What version of FreeBSD is running?

The computer says no onboard network is connected.  Start with some basic things: verify that this is actually a P4i945GC motherboard.  Go to the Chipset Configuration screen in the Advanced menu of the BIOS and verify that "Onboard Lan" is enabled.  If the BIOS is not the latest version, update it.  Make sure the card is still enabled after the BIOS updated.
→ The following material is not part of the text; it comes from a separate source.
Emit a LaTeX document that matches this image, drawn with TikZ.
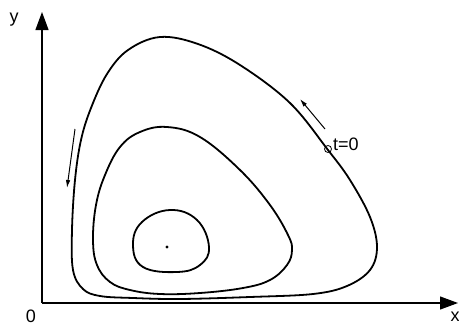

Beyond that, I guess boot some kind of Linux live CD or memory stick and run `lspci` on it to see whether the network shows up there.  SystemRescueCD should work for that and has other utilities also.


----------



## samip (Jul 25, 2013)

wblock@ said:
			
		

> What version of FreeBSD is running?
> 
> The computer says no onboard network is connected.  Start with some basic things: verify that this is actually a P4i945GC motherboard.  Go to the Chipset Configuration screen in the Advanced menu of the BIOS and verify that "Onboard Lan" is enabled.  If the BIOS is not the latest version, update it.  Make sure the card is still enabled after the BIOS updated.
> 
> Beyond that, I guess boot some kind of Linux live CD or memory stick and run `lspci` on it to see whether the network shows up there.  SystemRescueCD should work for that and has other utilities also.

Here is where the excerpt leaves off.